### GIVEN PROBLEM
Can you output the material exactly as written, minus any pictures it holds?

### MATERIAL
— Begin —

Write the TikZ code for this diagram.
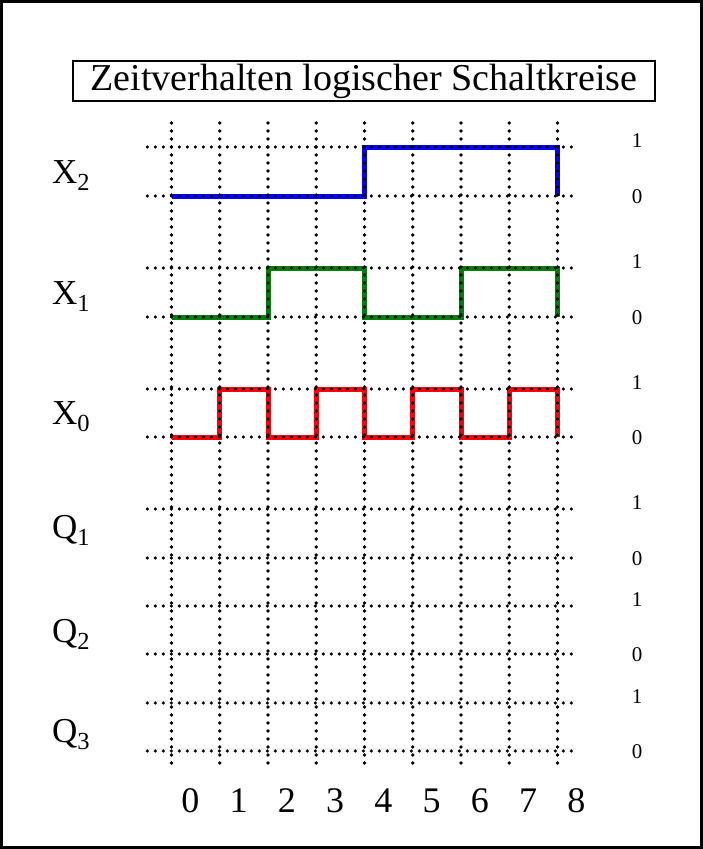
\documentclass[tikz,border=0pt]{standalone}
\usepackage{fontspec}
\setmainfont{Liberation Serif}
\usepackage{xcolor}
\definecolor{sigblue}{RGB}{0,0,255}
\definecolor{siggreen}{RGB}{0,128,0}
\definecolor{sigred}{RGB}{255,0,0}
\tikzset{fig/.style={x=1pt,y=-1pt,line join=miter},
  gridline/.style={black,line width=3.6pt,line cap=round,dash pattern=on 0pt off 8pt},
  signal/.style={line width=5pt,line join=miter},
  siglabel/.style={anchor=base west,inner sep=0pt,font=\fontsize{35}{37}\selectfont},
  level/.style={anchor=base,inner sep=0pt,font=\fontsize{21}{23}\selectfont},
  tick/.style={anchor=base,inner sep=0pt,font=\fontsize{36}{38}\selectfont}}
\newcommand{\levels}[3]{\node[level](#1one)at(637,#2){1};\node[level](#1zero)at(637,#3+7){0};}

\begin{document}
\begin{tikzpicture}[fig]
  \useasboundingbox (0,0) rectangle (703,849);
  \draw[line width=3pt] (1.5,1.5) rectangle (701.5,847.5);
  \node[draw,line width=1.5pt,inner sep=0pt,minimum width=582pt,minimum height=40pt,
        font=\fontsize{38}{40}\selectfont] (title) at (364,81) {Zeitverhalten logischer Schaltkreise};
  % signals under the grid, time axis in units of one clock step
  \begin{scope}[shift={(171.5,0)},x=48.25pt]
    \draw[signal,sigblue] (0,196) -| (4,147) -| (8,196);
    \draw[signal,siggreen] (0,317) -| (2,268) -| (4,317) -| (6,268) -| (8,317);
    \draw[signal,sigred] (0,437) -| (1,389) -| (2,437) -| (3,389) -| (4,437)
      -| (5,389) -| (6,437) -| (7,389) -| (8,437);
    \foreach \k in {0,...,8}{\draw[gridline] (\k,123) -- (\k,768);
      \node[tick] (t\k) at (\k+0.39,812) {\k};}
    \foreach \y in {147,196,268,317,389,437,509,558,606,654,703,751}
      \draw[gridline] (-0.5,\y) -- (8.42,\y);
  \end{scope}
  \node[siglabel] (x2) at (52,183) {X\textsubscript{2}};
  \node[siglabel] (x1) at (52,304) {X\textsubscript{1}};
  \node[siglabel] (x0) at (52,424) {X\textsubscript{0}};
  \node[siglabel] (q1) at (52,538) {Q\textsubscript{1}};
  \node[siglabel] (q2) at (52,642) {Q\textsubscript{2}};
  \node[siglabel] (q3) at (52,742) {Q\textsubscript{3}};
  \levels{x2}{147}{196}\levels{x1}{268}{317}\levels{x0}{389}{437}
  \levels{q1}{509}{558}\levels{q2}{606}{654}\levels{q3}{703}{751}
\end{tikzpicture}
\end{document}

— End —

### OUTPUT OF THE TASK
Write the TikZ code for this diagram.
\documentclass[tikz,border=0pt]{standalone}
\usepackage{fontspec}
\setmainfont{Liberation Serif}
\usepackage{xcolor}
\definecolor{sigblue}{RGB}{0,0,255}
\definecolor{siggreen}{RGB}{0,128,0}
\definecolor{sigred}{RGB}{255,0,0}
\tikzset{fig/.style={x=1pt,y=-1pt,line join=miter},
  gridline/.style={black,line width=3.6pt,line cap=round,dash pattern=on 0pt off 8pt},
  signal/.style={line width=5pt,line join=miter},
  siglabel/.style={anchor=base west,inner sep=0pt,font=\fontsize{35}{37}\selectfont},
  level/.style={anchor=base,inner sep=0pt,font=\fontsize{21}{23}\selectfont},
  tick/.style={anchor=base,inner sep=0pt,font=\fontsize{36}{38}\selectfont}}
\newcommand{\levels}[3]{\node[level](#1one)at(637,#2){1};\node[level](#1zero)at(637,#3+7){0};}

\begin{document}
\begin{tikzpicture}[fig]
  \useasboundingbox (0,0) rectangle (703,849);
  \draw[line width=3pt] (1.5,1.5) rectangle (701.5,847.5);
  \node[draw,line width=1.5pt,inner sep=0pt,minimum width=582pt,minimum height=40pt,
        font=\fontsize{38}{40}\selectfont] (title) at (364,81) {Zeitverhalten logischer Schaltkreise};
  % signals under the grid, time axis in units of one clock step
  \begin{scope}[shift={(171.5,0)},x=48.25pt]
    \draw[signal,sigblue] (0,196) -| (4,147) -| (8,196);
    \draw[signal,siggreen] (0,317) -| (2,268) -| (4,317) -| (6,268) -| (8,317);
    \draw[signal,sigred] (0,437) -| (1,389) -| (2,437) -| (3,389) -| (4,437)
      -| (5,389) -| (6,437) -| (7,389) -| (8,437);
    \foreach \k in {0,...,8}{\draw[gridline] (\k,123) -- (\k,768);
      \node[tick] (t\k) at (\k+0.39,812) {\k};}
    \foreach \y in {147,196,268,317,389,437,509,558,606,654,703,751}
      \draw[gridline] (-0.5,\y) -- (8.42,\y);
  \end{scope}
  \node[siglabel] (x2) at (52,183) {X\textsubscript{2}};
  \node[siglabel] (x1) at (52,304) {X\textsubscript{1}};
  \node[siglabel] (x0) at (52,424) {X\textsubscript{0}};
  \node[siglabel] (q1) at (52,538) {Q\textsubscript{1}};
  \node[siglabel] (q2) at (52,642) {Q\textsubscript{2}};
  \node[siglabel] (q3) at (52,742) {Q\textsubscript{3}};
  \levels{x2}{147}{196}\levels{x1}{268}{317}\levels{x0}{389}{437}
  \levels{q1}{509}{558}\levels{q2}{606}{654}\levels{q3}{703}{751}
\end{tikzpicture}
\end{document}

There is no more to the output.